Let me sincerely hope that this will be a warning to the workers of other countries. Not only in America, but on the continent of Europe, there has been far too much inclination to regard a seat in Parliament, no matter how got or how retained, as the great end and aim of working-class agitation. If you win a seat you are a great man. If you don’t you are of no account It was quite amusing to see the effect produced upon many of the Labor Party here, and not here alone, when they put M.P. after their names. They at once assumed they were authorities on all sorts of subjects they knew nothing whatever about. They imagined that their intellect had expanded when it was only their heads which had swelled. But they also got to believe they were “statesmen,” who could ride the whirlwind and direct the storm of capitalist politics. And a pretty mess they have made of it all. They have discouraged the workers of this country to an extent which is not even yet fully appreciated and they have taken a most dangerous step towards re-absorption in the capitalist-Liberal faction.

I hope sincerely this will serve as an “object lesson” to our comrades in the United States who are inclined to venture on the same slippery path. It will throw back their movement many a long day if they do.

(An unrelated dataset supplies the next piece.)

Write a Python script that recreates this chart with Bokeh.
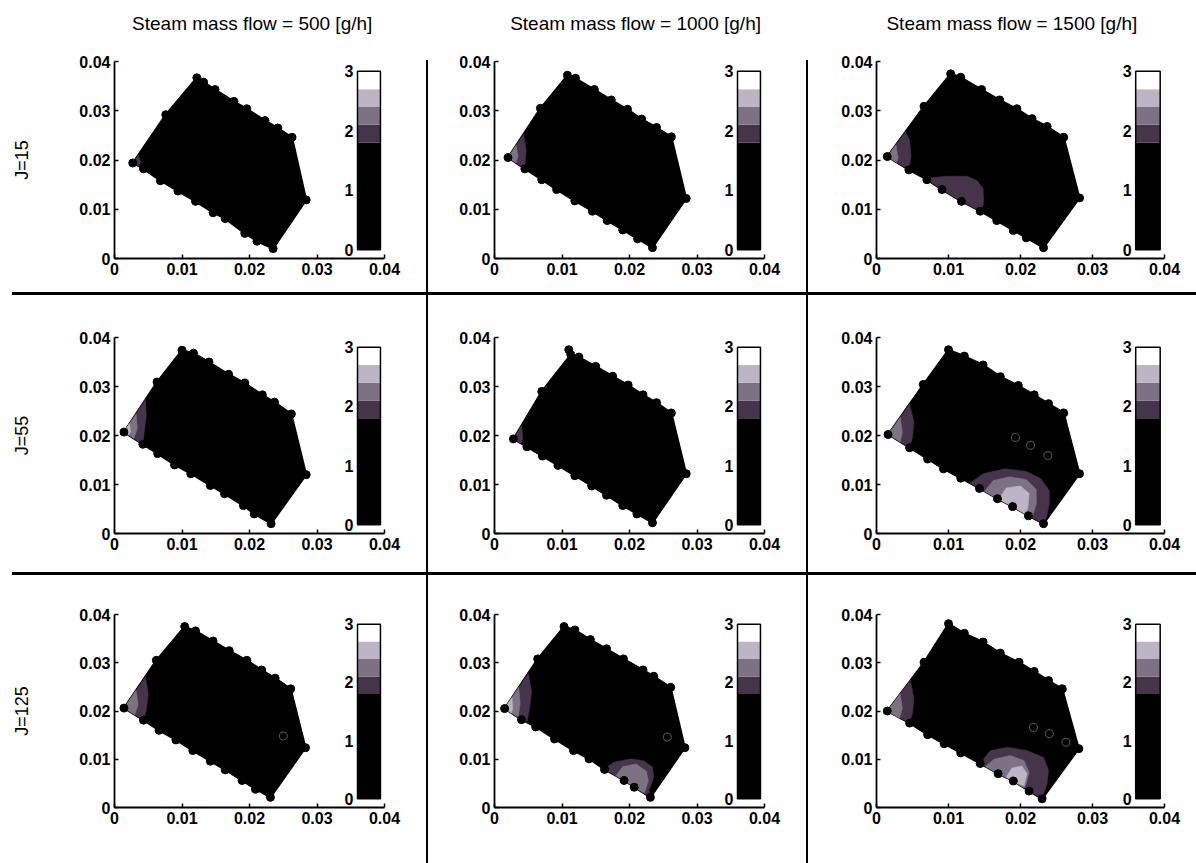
from bokeh.plotting import figure
from bokeh.models import Range1d, FixedTicker, NumeralTickFormatter, Spacer, ColumnDataSource
from bokeh.layouts import row, column
from bokeh.embed import file_html
from bokeh.resources import INLINE
from bokeh.core.properties import value

# ---------------- data ----------------
COL_TITLES = ["Steam mass flow = 500 [g/h]", "Steam mass flow = 1000 [g/h]", "Steam mass flow = 1500 [g/h]"]
ROW_LABELS = ["J=15", "J=55", "J=125"]
AXIS_TICKS = [0, 0.01, 0.02, 0.03, 0.04]
CB_LEVELS = [0, 1.8, 2.1, 2.4, 2.7, 3.0]
CB_COLORS = ["#000000", "#46344a", "#7d7284", "#bdb5c6", "#ffffff"]
CB_TICKS = [0, 1, 2, 3]

# boundary nodes (ordered around the domain): J=15
P11_X = [.0027, .0076, .0122, .0132, .0149, .0177, .0196, .0223, .0242, .0263, .0284, .0235, .0211, .0193, .0164, .0146, .0120, .0094, .0068, .0043]
P11_Y = [.0194, .0292, .0367, .0358, .0343, .0319, .0304, .0280, .0265, .0246, .0119, .0020, .0035, .0051, .0081, .0093, .0116, .0137, .0158, .0182]
P12_X = [.0020, .0068, .0108, .0120, .0148, .0173, .0197, .0218, .0240, .0262, .0284, .0234, .0212, .0190, .0167, .0145, .0119, .0092, .0070, .0045]
P12_Y = [.0205, .0305, .0372, .0366, .0343, .0322, .0303, .0283, .0266, .0247, .0122, .0022, .0040, .0058, .0077, .0096, .0117, .0140, .0160, .0182]
P13_X = [.0015, .0066, .0103, .0117, .0146, .0171, .0195, .0216, .0237, .0260, .0282, .0232, .0208, .0190, .0167, .0144, .0118, .0091, .0070, .0045]
P13_Y = [.0207, .0309, .0375, .0368, .0343, .0322, .0304, .0284, .0268, .0246, .0123, .0022, .0042, .0057, .0077, .0096, .0116, .0140, .0160, .0180]
# J=55
P21_X = [.0014, .0063, .0100, .0117, .0140, .0169, .0193, .0219, .0237, .0262, .0284, .0232, .0207, .0191, .0163, .0142, .0113, .0089, .0064, .0042]
P21_Y = [.0207, .0309, .0374, .0368, .0350, .0325, .0307, .0283, .0268, .0244, .0120, .0020, .0040, .0057, .0081, .0098, .0122, .0140, .0163, .0182]
P22_X = [.0028, .0070, .0113, .0125, .0150, .0175, .0198, .0220, .0240, .0262, .0284, .0234, .0211, .0190, .0166, .0144, .0119, .0094, .0071, .0048]
P22_Y = [.0193, .0290, .0365, .0360, .0341, .0321, .0303, .0283, .0267, .0246, .0122, .0022, .0040, .0057, .0078, .0097, .0118, .0139, .0158, .0177]
P23_X = [.0016, .0065, .0100, .0122, .0148, .0172, .0197, .0219, .0239, .0260, .0282, .0232, .0211, .0189, .0168, .0143, .0117, .0093, .0071, .0046]
P23_Y = [.0202, .0304, .0375, .0362, .0344, .0320, .0302, .0283, .0265, .0246, .0122, .0020, .0036, .0055, .0071, .0092, .0113, .0132, .0152, .0175]
# J=125
P31_X = [.0014, .0062, .0104, .0120, .0146, .0170, .0196, .0218, .0238, .0261, .0283, .0231, .0209, .0189, .0164, .0142, .0116, .0091, .0066, .0043]
P31_Y = [.0206, .0305, .0375, .0366, .0345, .0325, .0305, .0285, .0268, .0246, .0124, .0021, .0038, .0056, .0078, .0096, .0118, .0140, .0160, .0181]
P32_X = [.0015, .0064, .0103, .0119, .0142, .0166, .0191, .0220, .0236, .0261, .0282, .0231, .0207, .0192, .0163, .0140, .0117, .0089, .0061, .0040]
P32_Y = [.0205, .0308, .0375, .0368, .0348, .0329, .0308, .0285, .0272, .0249, .0124, .0021, .0042, .0056, .0079, .0101, .0118, .0142, .0167, .0182]
P33_X = [.0015, .0066, .0100, .0122, .0148, .0172, .0198, .0219, .0239, .0258, .0281, .0230, .0212, .0190, .0169, .0144, .0117, .0094, .0071, .0046]
P33_Y = [.0200, .0301, .0381, .0361, .0343, .0320, .0301, .0282, .0263, .0246, .0122, .0018, .0034, .0055, .0070, .0091, .0113, .0132, .0151, .0175]

# contour bands above the lowest level: (band index into CB_COLORS, outline)
P11_BANDS = [(1, [(.0027, .0194), (.0035, .0209), (.0039, .0197), (.0036, .0187)])]
P12_BANDS = [(1, [(.0020, .0205), (.0043, .0253), (.0047, .0222), (.0045, .0182)]),
             (2, [(.0020, .0205), (.0032, .0230), (.0035, .0208), (.0032, .0194)])]
P13_BANDS = [(1, [(.0015, .0207), (.0040, .0257), (.0046, .0240), (.0048, .0209), (.0045, .0180)]),
             (2, [(.0015, .0207), (.0027, .0231), (.0030, .0205), (.0028, .0195)]),
             (1, [(.0066, .0163), (.0098, .0167), (.0126, .0167), (.0140, .0158), (.0148, .0142), (.0149, .0118),
                  (.0147, .0099), (.0144, .0096), (.0118, .0116), (.0091, .0140), (.0070, .0160)])]
P21_BANDS = [(1, [(.0014, .0207), (.0046, .0274), (.0047, .0240), (.0044, .0205), (.0042, .0182)]),
             (2, [(.0014, .0207), (.0032, .0244), (.0034, .0215), (.0029, .0194)]),
             (3, [(.0014, .0207), (.0022, .0224), (.0024, .0208), (.0021, .0201)])]
P22_BANDS = [(1, [(.0028, .0193), (.0040, .0221), (.0042, .0195), (.0040, .0183)])]
P23_BANDS = [(1, [(.0016, .0202), (.0046, .0264), (.0052, .0228), (.0050, .0196), (.0046, .0175)]),
             (2, [(.0016, .0202), (.0033, .0237), (.0036, .0207), (.0033, .0187)]),
             (1, [(.0130, .0103), (.0148, .0122), (.0178, .0132), (.0208, .0127), (.0228, .0112), (.0240, .0088),
                  (.0240, .0060), (.0236, .0032), (.0232, .0020), (.0211, .0036), (.0189, .0055), (.0168, .0071), (.0143, .0092)]),
             (2, [(.0150, .0086), (.0162, .0108), (.0185, .0116), (.0208, .0110), (.0222, .0090), (.0222, .0060),
                  (.0216, .0032), (.0211, .0036), (.0189, .0055), (.0168, .0071)]),
             (3, [(.0170, .0070), (.0180, .0093), (.0200, .0097), (.0212, .0082), (.0210, .0050), (.0205, .0041), (.0189, .0055)])]
P31_BANDS = [(1, [(.0014, .0206), (.0046, .0271), (.0050, .0235), (.0047, .0200), (.0043, .0181)]),
             (2, [(.0014, .0206), (.0032, .0243), (.0035, .0213), (.0030, .0192)])]
P32_BANDS = [(1, [(.0015, .0205), (.0050, .0278), (.0055, .0240), (.0052, .0205), (.0048, .0176)]),
             (2, [(.0015, .0205), (.0036, .0249), (.0038, .0215), (.0035, .0187)]),
             (3, [(.0015, .0205), (.0026, .0228), (.0027, .0205), (.0025, .0196)]),
             (1, [(.0162, .0080), (.0177, .0094), (.0202, .0101), (.0221, .0097), (.0234, .0084), (.0236, .0063),
                  (.0229, .0035), (.0231, .0021), (.0207, .0042), (.0192, .0056)]),
             (2, [(.0180, .0066), (.0190, .0085), (.0210, .0090), (.0225, .0075), (.0228, .0055), (.0222, .0030),
                  (.0207, .0042), (.0192, .0056)])]
P33_BANDS = [(1, [(.0015, .0200), (.0047, .0264), (.0052, .0225), (.0050, .0195), (.0046, .0175)]),
             (2, [(.0015, .0200), (.0033, .0236), (.0036, .0205), (.0032, .0185)]),
             (1, [(.0144, .0091), (.0158, .0118), (.0182, .0125), (.0209, .0118), (.0232, .0104), (.0239, .0077),
                  (.0237, .0049), (.0232, .0028), (.0230, .0018), (.0212, .0034), (.0190, .0055), (.0169, .0070)]),
             (2, [(.0151, .0085), (.0163, .0100), (.0186, .0108), (.0205, .0097), (.0212, .0073), (.0208, .0049),
                  (.0205, .0040), (.0190, .0055), (.0169, .0070)]),
             (3, [(.0180, .0063), (.0188, .0082), (.0202, .0086), (.0209, .0070), (.0205, .0045), (.0196, .0049)])]

# interior nodes drawn as hollow rings, and stray nodes
P23_RINGS = [(.0193, .0196), (.0214, .0180), (.0238, .0159)]
P31_RINGS = [(.0250, .0148)]
P32_RINGS = [(.0256, .0146)]
P33_RINGS = [(.0218, .0166), (.0240, .0153), (.0263, .0135)]
P22_EXTRA = [(.0110, .0375)]

PANEL_X = [[P11_X, P12_X, P13_X], [P21_X, P22_X, P23_X], [P31_X, P32_X, P33_X]]
PANEL_Y = [[P11_Y, P12_Y, P13_Y], [P21_Y, P22_Y, P23_Y], [P31_Y, P32_Y, P33_Y]]
PANEL_BANDS = [[P11_BANDS, P12_BANDS, P13_BANDS], [P21_BANDS, P22_BANDS, P23_BANDS], [P31_BANDS, P32_BANDS, P33_BANDS]]
PANEL_RINGS = [[[], [], []], [[], [], P23_RINGS], [P31_RINGS, P32_RINGS, P33_RINGS]]
PANEL_EXTRA = [[[], [], []], [[], P22_EXTRA, []], [[], [], []]]

# ---------------- layout geometry ----------------
HEADER_H = 45
COL_W = [426, 378, 388]
COL_LEFT = [114, 66, 68]
FRAME_W = [270, 270, 288]
ROW_H = [292 - HEADER_H, 277, 288]
ROW_TOP = [61 - HEADER_H, 42, 39]
FRAME_H = [197, 196, 193]
TITLE_X = [0.0204, 0.0209, 0.0188]   # title centre, in each column's x units
TITLE_CY = 22                        # title centre, pixels above the header's bottom
CB_X0, CB_X1 = 0.0360, 0.0394
CB_Y0, CB_Y1 = 0.0018, 0.0380
FONT = "Liberation Sans"


def make_header(c):
    h = figure(width=COL_W[c], height=HEADER_H, output_backend="svg", toolbar_location=None,
               x_range=Range1d(0, 0.04), y_range=Range1d(0, HEADER_H),
               x_axis_location=None, y_axis_location=None,
               min_border_left=COL_LEFT[c], min_border_right=COL_W[c] - COL_LEFT[c] - FRAME_W[c],
               min_border_top=0, min_border_bottom=0,
               outline_line_color=None, background_fill_color="white", border_fill_color="white")
    h.xgrid.visible = False
    h.ygrid.visible = False
    h.text(x=[TITLE_X[c]], y=[TITLE_CY], text=[COL_TITLES[c]], text_align="center", text_baseline="middle",
           text_font=value(FONT), text_font_size="19px", text_color="black")
    return h


def make_panel(r, c):
    p = figure(width=COL_W[c], height=ROW_H[r], output_backend="svg", toolbar_location=None,
               x_range=Range1d(0, 0.04), y_range=Range1d(0, 0.04),
               min_border_left=COL_LEFT[c], min_border_right=COL_W[c] - COL_LEFT[c] - FRAME_W[c],
               min_border_top=ROW_TOP[r], min_border_bottom=ROW_H[r] - ROW_TOP[r] - FRAME_H[r],
               outline_line_color=None, background_fill_color="white", border_fill_color="white")
    p.xgrid.visible = False
    p.ygrid.visible = False
    for ax in (p.xaxis[0], p.yaxis[0]):
        ax.ticker = FixedTicker(ticks=AXIS_TICKS)
        ax.formatter = NumeralTickFormatter(format="0.[00]")
        ax.minor_tick_line_color = None
        ax.major_tick_in = 4
        ax.major_tick_out = 0
        ax.axis_line_width = 1.8
        ax.axis_line_color = "black"
        ax.major_tick_line_color = "black"
        ax.major_tick_line_width = 1.5
        ax.major_label_text_font = FONT
        ax.major_label_text_font_style = "bold"
        ax.major_label_text_font_size = "16px"
        ax.major_label_text_color = "black"
        ax.major_label_standoff = 4
    if c == 0:
        p.yaxis.axis_label = ROW_LABELS[r]
        p.yaxis.axis_label_text_font = FONT
        p.yaxis.axis_label_text_font_style = "normal"
        p.yaxis.axis_label_text_font_size = "18px"
        p.yaxis.axis_label_text_color = "black"
        p.yaxis.axis_label_standoff = 44

    # domain (lowest band) with boundary nodes
    bx, by = PANEL_X[r][c], PANEL_Y[r][c]
    p.patch(bx, by, fill_color=CB_COLORS[0], line_color="black", line_width=2)
    bands = PANEL_BANDS[r][c]
    if bands:
        src = ColumnDataSource(dict(xs=[[pt[0] for pt in b[1]] for b in bands],
                                    ys=[[pt[1] for pt in b[1]] for b in bands],
                                    color=[CB_COLORS[b[0]] for b in bands]))
        p.patches("xs", "ys", source=src, fill_color="color", line_color="color", line_width=0.5)
    p.scatter(bx, by, size=8, color="black")
    extra = PANEL_EXTRA[r][c]
    if extra:
        p.scatter([e[0] for e in extra], [e[1] for e in extra], size=8, color="black")
    rings = PANEL_RINGS[r][c]
    if rings:
        p.scatter([e[0] for e in rings], [e[1] for e in rings], size=8, fill_color=None,
                  line_color="#4a4a4a", line_width=1.2)

    # colorbar on its own value range
    span = CB_Y1 - CB_Y0
    top = CB_LEVELS[-1]
    p.extra_y_ranges = {"cb": Range1d(-CB_Y0 * top / span, (0.04 - CB_Y0) * top / span)}
    p.quad(left=CB_X0, right=CB_X1, bottom=CB_LEVELS[:-1], top=CB_LEVELS[1:], fill_color=CB_COLORS,
           line_color=None, y_range_name="cb")
    p.quad(left=CB_X0, right=CB_X1, bottom=CB_LEVELS[0], top=CB_LEVELS[-1], fill_color=None,
           line_color="black", line_width=1.5, y_range_name="cb")
    p.text(x=[CB_X0] * len(CB_TICKS), y=CB_TICKS, text=[str(t) for t in CB_TICKS], y_range_name="cb",
           x_offset=-4, text_align="right", text_baseline="middle", text_font=value(FONT),
           text_font_style="bold", text_font_size="16px", text_color="black")
    return p


def black_bar(w, h):
    return Spacer(width=w, height=h, margin=0, styles={"background-color": "black"})


def white_gap(w, h):
    return Spacer(width=w, height=h, margin=0)


cols = []
for c in range(3):
    figs = [make_panel(r, c) for r in range(3)]
    if c == 0:
        hsep = [row(white_gap(12, 3), black_bar(COL_W[0] - 12, 3), spacing=0) for _ in range(2)]
    else:
        hsep = [black_bar(COL_W[c], 3) for _ in range(2)]
    cols.append(column(make_header(c), figs[0], hsep[0], figs[1], hsep[1], figs[2], spacing=0))


def vsep():
    return column(white_gap(2, 60), black_bar(2, 863 - 60), spacing=0)


layout = row(cols[0], vsep(), cols[1], vsep(), cols[2], spacing=0)

open("out.html", "w").write(file_html(layout, INLINE))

We are working for the greatest cause the world has ever known. We ourselves are dignified by being privileged to take part in such a struggle. It is for us to take care that we hand on the torch of revolutionary Social-Democracy, kept alight for us by the sacrifices, sufferings, disasters and death of our noble predecessors, burning the brighter for our efforts, to those who shall in turn take up the splendid task from us.

Bromley, Lancashire, December 29, 1909.